Of course, Willingham’s response to the review was obfuscation at the most unscrupulous level. Incidentally, it was publicized via a tweet from Sara Ganim.

One of the primary means of obfuscation is to trumpet irrelevant information as if it were relevant. Smith and Willingham both criticized the university for not contacting Johnson, but Johnson’s input is unequivocally inconsequential because we already have all her assessment data and evaluations. Ironically, that was exactly Willingham’s point back in January when she was complaining about the Provost’s request for her data. “They have all the data and more,” she repeated. Again, yes, we do have the data, and it does not confirm Willingham’s findings. Two internal reviews and an external review consisting of three independent experts have demonstrated Willingham’s findings are bogus. She knows that, as does Smith. Their pretending otherwise reveals how desperate and dishonest they have become. Instead of attempting to discredit the review, they should be volunteering to pay the university the $15,000 the review cost.

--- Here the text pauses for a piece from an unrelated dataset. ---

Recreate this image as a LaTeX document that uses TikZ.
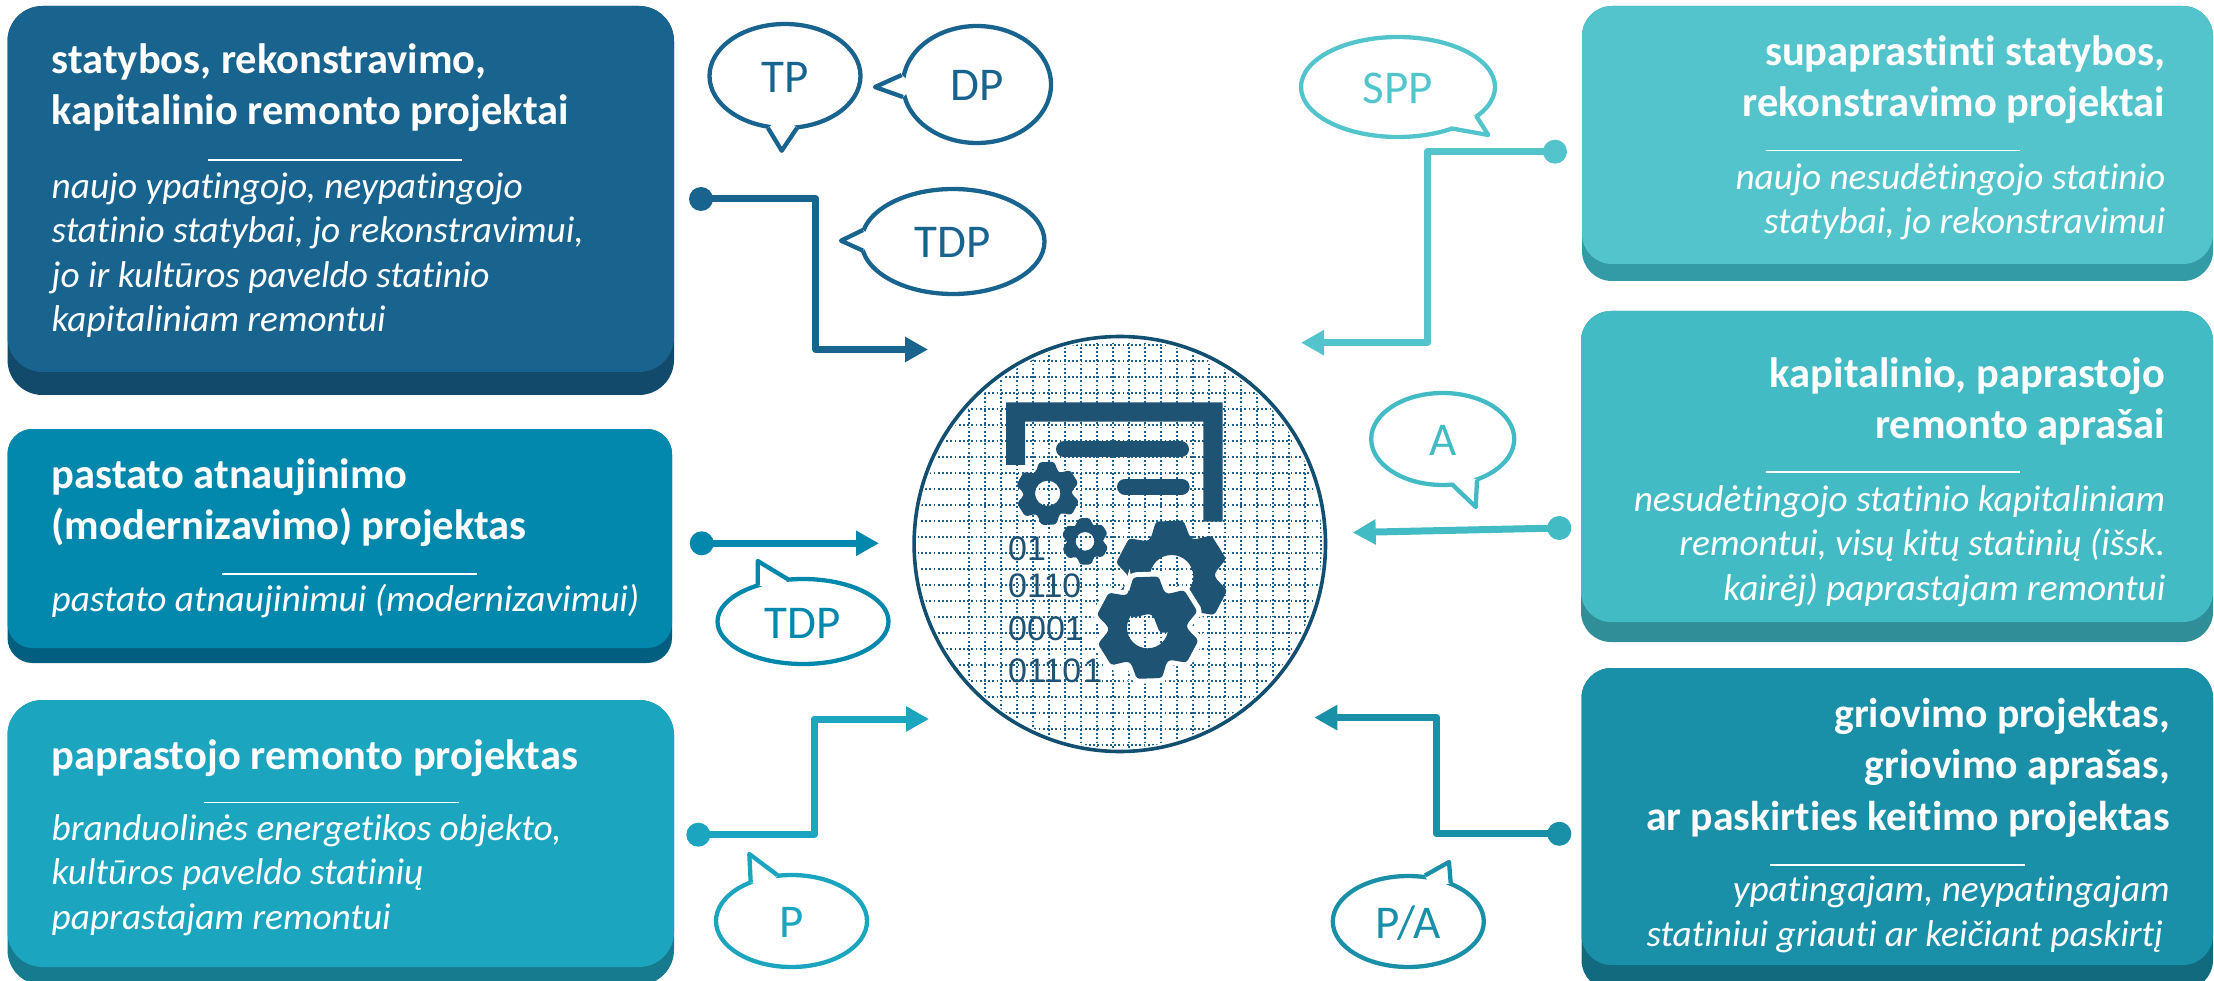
\documentclass[tikz,border=0pt]{standalone}
\usepackage{fontspec}
\setmainfont{Carlito}[Ligatures=NoCommon]
\newfontfamily\bitsfont{Liberation Sans}
\usetikzlibrary{arrows.meta,calc,shapes.geometric}
\definecolor{cardA}{HTML}{19648F} \definecolor{cardAd}{HTML}{124A6B}
\definecolor{cardB}{HTML}{0388AD} \definecolor{cardBd}{HTML}{035F80}
\definecolor{cardC}{HTML}{1CA5BF} \definecolor{cardCd}{HTML}{177B8F}
\definecolor{cardD}{HTML}{54C4CC} \definecolor{cardDd}{HTML}{329BA6}
\definecolor{cardE}{HTML}{42BBC5} \definecolor{cardEd}{HTML}{2F8E97}
\definecolor{cardF}{HTML}{198FA8} \definecolor{cardFd}{HTML}{126A7F}
\definecolor{iconblue}{HTML}{1F5373}
\definecolor{rimblue}{HTML}{134F70}
\definecolor{gridblue}{HTML}{1C5F88}
\tikzset{
  plate/.style      = {inner sep=0pt, outer sep=0pt},
  cardhead/.style   = {inner sep=0pt, text=white, font=\fontsize{42.5pt}{51pt}\selectfont\bfseries},
  cardbody/.style   = {inner sep=0pt, text=white, font=\fontsize{37.3pt}{44.5pt}\selectfont\itshape},
  cardleft/.style   = {anchor=base west, align=left},
  cardright/.style  = {anchor=base east, align=right},
  rulerline/.style  = {white, line width=1.1pt},
  % Bubbles
  bubbleshape/.style = {ellipse, inner sep=0pt, outer sep=0pt, line width=4.3pt,
      text height=33pt, text depth=0pt, font=\fontsize{47pt}{50pt}\selectfont},
  % Lines, arrows
  dotend/.style     = {circle, inner sep=0pt, outer sep=0pt, minimum size=24pt},
  linkline/.style   = {line width=7pt, line join=round, -{Triangle[length=23pt,width=24pt]}},
  gridline/.style   = {gridblue, line width=1.8pt, dash pattern=on 1.8pt off 2.4pt},
  bitsline/.style   = {inner sep=0pt, anchor=base west, text=iconblue, font=\fontsize{34pt}{34pt}\selectfont\bitsfont},
}
\begin{document}
\begin{tikzpicture}[x=1pt,y=-1pt]
\def\block(#1) <#2,#3,#4,#5>[#6,#7] at (#8);{
	\node[plate, fill=#7, minimum width=#2pt, minimum height=#3pt, rounded corners=#5pt] (#1_back) at (#8) {};
	\node[plate, fill=#6, minimum width=#2pt, minimum height=#3pt-#4pt, rounded corners=#5pt] (#1) at ($(#8)+(0,-0.5*#4)$) {};
}
\def\bubble(#1) <#2,#3>[#4,#5] at (#6) tail (#7)(#8)(#9);{
	\node[bubbleshape, draw=#4, text=#4, minimum width=#2pt, minimum height=#3pt] (#1) at (#6) {#5};
	\fill[white] (#7) -- (#8) -- (#9) -- ($($(#7)!.5!(#9)$)!12pt!(#1.center)$) -- cycle;
	\draw[#4, line width=4.3pt, line join=round] (#7) -- (#8) -- (#9);
}
\def\gear(#1)<#2,#3,#4>{
	\fill[iconblue, even odd rule, shift={(#1)}, rounded corners=3pt] (-119:#3)
		\foreach \t in {-92,-32,28,88,148,208} { -- (\t-27:#3) -- (\t-14:#2) -- (\t+14:#2) -- (\t+27:#3) } -- cycle
		(0,0) circle[radius=#4];
}
\clip (0,0) rectangle (2214,981);
\useasboundingbox (0,0) rectangle (2214,981);

\block (statyba) <666.5,389,23,35>[cardA,cardAd] at (340.75,200.5);
\block (pastatas) <664.5,234,15,25>[cardB,cardBd] at (339.75,546);
\block (remontas) <666.5,285,18,35>[cardC,cardCd] at (340.75,842.5);
\block (supaprastinti) <631,275,17,30>[cardD,cardDd] at (1897.5,143.5);
\block (aprasai) <632,331,20,30>[cardE,cardEd] at (1897,476.5);
\block (griovimas) <631.5,322,25,30>[cardF,cardFd] at (1897.25,829);

%---------------------------------------------
\node[cardhead, cardleft] (statyba_head) at (51.5,125) {statybos, rekonstravimo,\\kapitalinio remonto projektai};
\draw[rulerline] (208,160) -- (462,160);
\node[cardbody, cardleft] (statyba_body) at (51.5,332) {naujo ypatingojo, neypatingojo\\statinio statybai, jo rekonstravimui,\\jo ir kultūros paveldo statinio\\kapitaliniam remontui};

\node[cardhead, cardleft] (pastatas_head) at (51.5,539) {pastato atnaujinimo\\(modernizavimo) projektas};
\draw[rulerline] (221.5,574) -- (476.5,574);
\node[cardbody, cardleft] (pastatas_body) at (51.5,611) {pastato atnaujinimui (modernizavimui)};

\node[cardhead, cardleft] (remontas_head) at (51.5,769) {paprastojo remonto projektas};
\draw[rulerline] (204,802.5) -- (459,802.5);
\node[cardbody, cardleft] (remontas_body) at (51.5,929) {branduolinės energetikos objekto,\\kultūros paveldo statinių\\paprastajam remontui};

\node[cardhead, cardright] (supaprastinti_head) at (2165.5,117) {supaprastinti statybos,\\rekonstravimo projektai};
\draw[rulerline] (1765.5,150.6) -- (2020,150.6);
\node[cardbody, cardright] (supaprastinti_body) at (2165.5,233.6) {naujo nesudėtingojo statinio\\statybai, jo rekonstravimui};

\node[cardhead, cardright] (aprasai_head) at (2165.5,438.6) {kapitalinio, paprastojo\\remonto aprašai};
\draw[rulerline] (1765.5,472) -- (2020,472);
\node[cardbody, cardright] (aprasai_body) at (2165.5,600) {nesudėtingojo statinio kapitaliniam\\remontui, visų kitų statinių (išsk.\\kairėj) paprastajam remontui};

\node[cardhead, cardright, font=\fontsize{41.7pt}{51.5pt}\selectfont\bfseries] (griovimas_head) at (2170,830) {griovimo projektas,\\griovimo aprašas,\\ar paskirties keitimo projektas};
\draw[rulerline] (1770,865) -- (2024.5,865);
\node[cardbody, cardright] (griovimas_body) at (2170,946) {ypatingajam, neypatingajam\\statiniui griauti ar keičiant paskirtį\hspace*{7pt}};

%---------------------------------------------
\bubble (tp) <151,104>[cardA,TP] at (785,76) tail (768,128)(781.7,150.7)(797,128);
\bubble (dp) <148,117>[cardA,DP] at (977,84.5) tail (901.7,75)(875,87)(903,97);
\bubble (tdp) <183,105>[cardA,TDP] at (953,241.5) tail (863,230)(841,240.7)(863,250.7);
\bubble (tdpb) <171,85>[cardB,TDP] at (803,621.5) tail (757.7,585)(757.7,561)(788,579.3);
\bubble (p) <151,92>[cardC,P] at (791.5,921) tail (750.7,882.7)(749.3,854)(777.3,875);
\bubble (spp) <194,100>[cardD,SPP] at (1398,87) tail (1476,115.7)(1488.3,135)(1450.7,128.3);
\bubble (a) <143,92>[cardE,A] at (1442.7,439) tail (1451.7,484)(1475.7,507)(1477,480);
\bubble (pa) <151,91>[cardF,P/A] at (1408.3,921.5) tail (1425,875.5)(1449,862)(1450.7,883);

%---------------------------------------------
\node[dotend, fill=cardA] (statyba_dot) at (701,199) {};
\coordinate (statyba_bend) at (815.7,349.5);
\coordinate (statyba_end) at (928,349.5);
\draw[linkline, cardA] (statyba_dot.center) -| (statyba_bend) -- (statyba_end);

\node[dotend, fill=cardB] (pastatas_dot) at (701.7,543.3) {};
\coordinate (pastatas_end) at (879,543.3);
\draw[linkline, cardB] (pastatas_dot.center) -- (pastatas_end);

\node[dotend, fill=cardC] (remontas_dot) at (698.3,834.7) {};
\coordinate (remontas_bend) at (814,719);
\coordinate (remontas_end) at (929,719);
\draw[linkline, cardC] (remontas_dot.center) -| (remontas_bend) -- (remontas_end);

\node[dotend, fill=cardD] (supaprastinti_dot) at (1555,151.7) {};
\coordinate (supaprastinti_bend) at (1427.7,342.7);
\coordinate (supaprastinti_end) at (1301,342.7);
\draw[linkline, cardD] (supaprastinti_dot.center) -| (supaprastinti_bend) -- (supaprastinti_end);

\node[dotend, fill=cardE] (aprasai_dot) at (1559.3,528) {};
\coordinate (aprasai_end) at (1352.7,532.5);
\draw[linkline, cardE] (aprasai_dot.center) -- (aprasai_end);

\node[dotend, fill=cardF] (griovimas_dot) at (1559.3,833.8) {};
\coordinate (griovimas_bend) at (1436.7,717.6);
\coordinate (griovimas_end) at (1314.3,717.6);
\draw[linkline, cardF] (griovimas_dot.center) -| (griovimas_bend) -- (griovimas_end);

%---------------------------------------------
\begin{scope}
	\clip (1119.8,544) ellipse[x radius=202, y radius=204];
	\foreach \n in {-2,...,24} {
		\draw[gridline] (900,360.7+16*\n) -- (1340,360.7+16*\n);
		\draw[gridline] (1049+16*\n-48,330) -- (1049+16*\n-48,760);
	}
\end{scope}
\draw[rimblue, line width=3.6pt] (1119.8,544) ellipse[x radius=205.7, y radius=207.5];

\begin{scope}[shift={(880,350)}, scale=1/3]
	\fill[iconblue] (378,157) -- (1028,157) -- (1028,515) -- (970,515) -- (970,215)
		-- (435,215) -- (435,345) -- (378,345) -- cycle;
	\draw[iconblue, line width=16pt, line cap=round] (552,298) -- (903,298);
	\draw[iconblue, line width=16pt, line cap=round] (735,410) -- (905,410);
	\gear(503,430)<97,72,38>
	\gear(615,574)<72,54,28>
	\gear(875,680)<172,130,65>
	\draw[white, line width=10pt, rounded corners=3pt, shift={(803,833)}] (-119:118)
		\foreach \t in {-92,-32,28,88,148,208} { -- (\t-27:118) -- (\t-14:157) -- (\t+14:157) -- (\t+27:118) } -- cycle;
	\gear(803,833)<157,118,62>
\end{scope}
\node[bitsline] (bits_a) at (1008,560) {01};
\node[bitsline] (bits_b) at (1008,597) {0110};
\node[bitsline] (bits_c) at (1008,640.7) {0001};
\node[bitsline] (bits_d) at (1008,682) {0110\kern2pt 1};

\end{tikzpicture}
\end{document}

Stated simply, the story Mary Willingham has been telling since January 7 is one based on counterfeit numbers, rendering it more fraudulent than one of Julius Nyang’oro’s classes.


Daniel Kahneman is a Nobel prize-winning psychologist and the author of Thinking Fast, Thinking Slow. In a TED talk he gave four years ago, he explains how the perception of one’s experience profoundly affects the way one later remembers the facts of that experience. Specifically, the way one perceives the conclusion of an experience will influence the way one later recollects the entire experience, regardless of how one perceived the bulk of the experience while it was occurring. For example, if one is watching and enjoying a movie, but the ending turns out highly disappointing, one is likely to review the whole movie negatively.

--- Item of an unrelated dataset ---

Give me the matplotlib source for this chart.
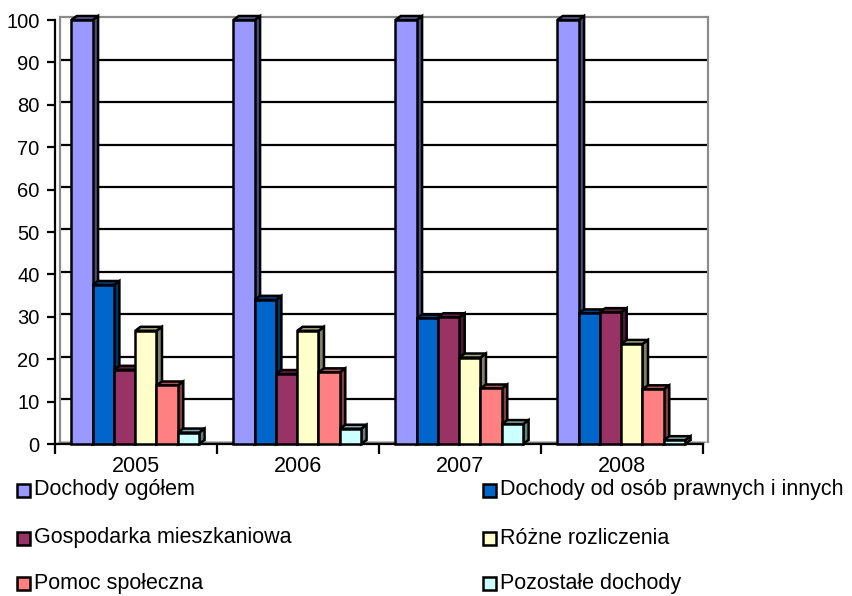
import matplotlib
matplotlib.use("Agg")
import matplotlib.pyplot as plt
from matplotlib.patches import Polygon, Rectangle
import numpy as np

categories = ['2005', '2006', '2007', '2008']
series_names = ['Dochody ogółem', 'Dochody od osób prawnych i innych',
                'Gospodarka mieszkaniowa', 'Różne rozliczenia',
                'Pomoc społeczna', 'Pozostałe dochody']
dochody_ogolem = [100, 100, 100, 100]
dochody_prawne = [37.5, 34.0, 29.6, 30.8]
gospodarka = [17.5, 16.5, 29.9, 31.1]
rozne = [26.7, 26.7, 20.4, 23.6]
pomoc = [13.8, 16.9, 13.1, 12.9]
pozostale = [2.7, 3.6, 4.7, 0.9]
series_values = [dochody_ogolem, dochody_prawne, gospodarka, rozne, pomoc, pozostale]
colors = ['#9999FF', '#0066CC', '#993366', '#FFFFCC', '#FF8080', '#CCFFFF']
yticks = list(range(0, 101, 10))

plt.rcParams['font.family'] = ['Liberation Sans', 'DejaVu Sans']

W, H = 852, 596
fig = plt.figure(figsize=(W / 100, H / 100), dpi=100)
ax_l, ax_r, ax_b, ax_t = 55, 703, 444, 20
ax = fig.add_axes([ax_l / W, (H - ax_b) / H, (ax_r - ax_l) / W, (ax_b - ax_t) / H])
ncat = len(categories)
ax.set_xlim(-0.5, ncat - 0.5)
ax.set_ylim(0, 100)

pxx = (ax_r - ax_l) / ncat       # px per x unit
pxy = (ax_b - ax_t) / 100.0      # px per y unit

def darker(c, f):
    rgb = np.array(matplotlib.colors.to_rgb(c))
    return tuple(rgb * f)

# back wall / floor
wdx, wdy = 5 / pxx, 2.5 / pxy
x0, x1 = -0.5, ncat - 0.5
ax.add_patch(Polygon([(x0, 0), (x1, 0), (x1 + wdx, wdy), (x0 + wdx, wdy)],
                     closed=True, facecolor='#808080', edgecolor='none', zorder=0.6, clip_on=False))
for v in yticks[1:]:
    ax.plot([x0 + wdx, x1 + wdx], [v + wdy, v + wdy],
            color='black' if v < 100 else '#8c8c8c', lw=1.6, zorder=0.5, clip_on=False,
            solid_capstyle='butt')
ax.plot([x0 + wdx, x0 + wdx], [wdy, 100 + wdy], color='#8c8c8c', lw=1.6, zorder=0.55, clip_on=False)
ax.plot([x1 + wdx, x1 + wdx], [wdy, 100 + wdy], color='#8c8c8c', lw=1.6, zorder=0.55, clip_on=False)

# 3D bars
bw = 21.3 / pxx
bdx, bdy = 5.5 / pxx, 4 / pxy
nser = len(series_values)
lw = 1.8
for ci in range(ncat):
    for si in range(nser):
        v = series_values[si][ci]
        left = ci - 0.5 * nser * bw + si * bw - 0.005
        right = left + bw
        z = 2 + si * 0.1
        c = colors[si]
        ax.add_patch(Polygon([(right, 0), (right + bdx, bdy), (right + bdx, v + bdy), (right, v)],
                             closed=True, facecolor=darker(c, 0.5), edgecolor='black', lw=lw,
                             zorder=z, clip_on=False, joinstyle='miter'))
        ax.add_patch(Polygon([(left, v), (right, v), (right + bdx, v + bdy), (left + bdx, v + bdy)],
                             closed=True, facecolor=darker(c, 0.65), edgecolor='black', lw=lw,
                             zorder=z, clip_on=False, joinstyle='miter'))
        ax.add_patch(Rectangle((left, 0), bw, v, facecolor=c, edgecolor='black', lw=lw,
                               zorder=z + 0.01, clip_on=False, joinstyle='miter'))

# axes styling
for s in ['top', 'right']:
    ax.spines[s].set_visible(False)
ax.spines['left'].set_linewidth(1.6)
ax.spines['bottom'].set_linewidth(1.6)
ax.spines['bottom'].set_zorder(1.5)
ax.set_yticks(yticks)
ax.set_yticklabels([str(t) for t in yticks], fontsize=14.5)
ax.tick_params(axis='y', length=6, width=1.6, direction='out', pad=5)
ax.set_xticks(np.arange(-0.5, ncat, 1.0))
ax.set_xticklabels([])
ax.set_xticks(np.arange(ncat), minor=True)
ax.set_xticklabels(categories, minor=True, fontsize=15.5)
ax.tick_params(axis='x', which='major', length=7, width=1.6, direction='out')
ax.tick_params(axis='x', which='minor', length=0, pad=9)
ax.patch.set_alpha(0)

# legend (manual, two columns)
leg_rows = [490, 538, 583]
leg_cols = [(17, 34), (483, 500)]
for i, (name, c) in enumerate(zip(series_names, colors)):
    row, col = i // 2, i % 2
    mx, tx = leg_cols[col]
    y = leg_rows[row]
    sq = 13
    fig.add_artist(Rectangle(((mx) / W, (H - y - sq / 2) / H), sq / W, sq / H,
                             transform=fig.transFigure, facecolor=c, edgecolor='black', lw=1.8))
    fig.text(tx / W, (H - y) / H, name, fontsize=15.5, va='center', ha='left')

fig.savefig('out.png', dpi=100)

Kahneman explains this phenomenon by distinguishing between the two selves that each of us possesses: the experiencing self and the remembering self. The experiencing self is the self that is actively perceiving and engaging in the current experience. On the other hand, the remembering self is the self that tells stories based on retrospective perception. Those stories, and the memories that comprise them, are ineluctably affected by how one perceived the conclusions of the associated past experiences.

Borrowing Kahneman’s language, I would like to suggest Mary Willingham be understood as UNC’s remembering learning specialist, whereas I might be understood as UNC’s experiencing learning specialist. Of course, Willingham was at one time the experiencing learning specialist, but she clearly perceived the conclusion of her experience negatively, skewing her entire recollection. As the current experiencing learning specialist, however, I have recently witnessed the university implement meaningful reform that will ensure future student-athletes (1) have a reasonable chance at academic success and (2) receive the support they need to achieve that success. My extant perception, therefore, is profoundly more positive than Willingham’s retrospective perception, which is obviously distorted.

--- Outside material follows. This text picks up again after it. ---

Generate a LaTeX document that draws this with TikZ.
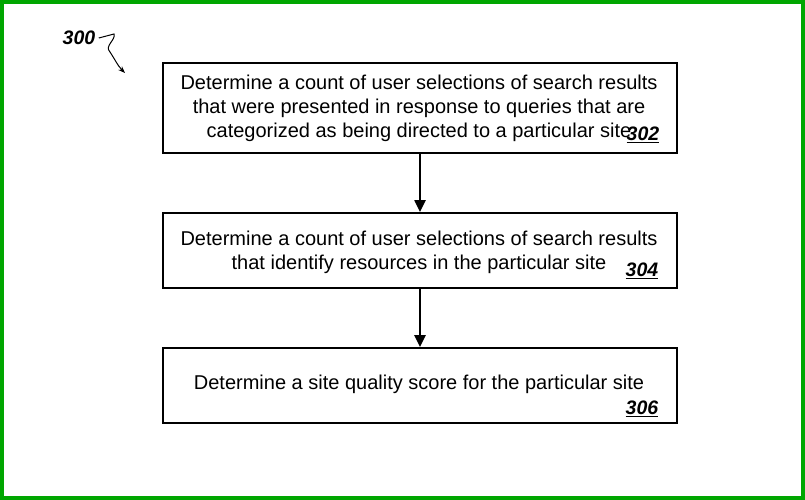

With her statistics disproved and her experience called into question, Willingham has no more support for her invectives against UNC. She has spoken of significant numbers of UNC athletes who read below a high school level, saying, “I can still see their faces.” However, we now know the number of faces was not even 7% of her sample. I do believe she sees faces, but unlike Haley Joel Osment’s character in the M. Night Shyamalan thriller, Willingham has no sixth sense through which some otherwise imperceptible faces become visible. Sadly, the faces Willingham sees are the products of a mind compromised by regret, disposed toward melodrama, and desperate for attention.

Jay Smith recently wrote, “Lucky for me, I have many friends. Many smart friends.” If that is true, I now implore those many smart friends of his to intervene to stop him and Willingham from descending down the abyss of dishonesty any farther. Encourage them to retreat from public life and return to their respective positions as professor and advisor, where they have many opportunities to make productive contributions to the life of the university. Willingham’s disturbed, remembering self has imposed itself on both her and Smith’s experiencing selves, but, as active educators, they both still have the opportunity to abide in a more fruitful here and now.

Willingham and Smith would do more good for themselves and their cause by abandoning their campaign now.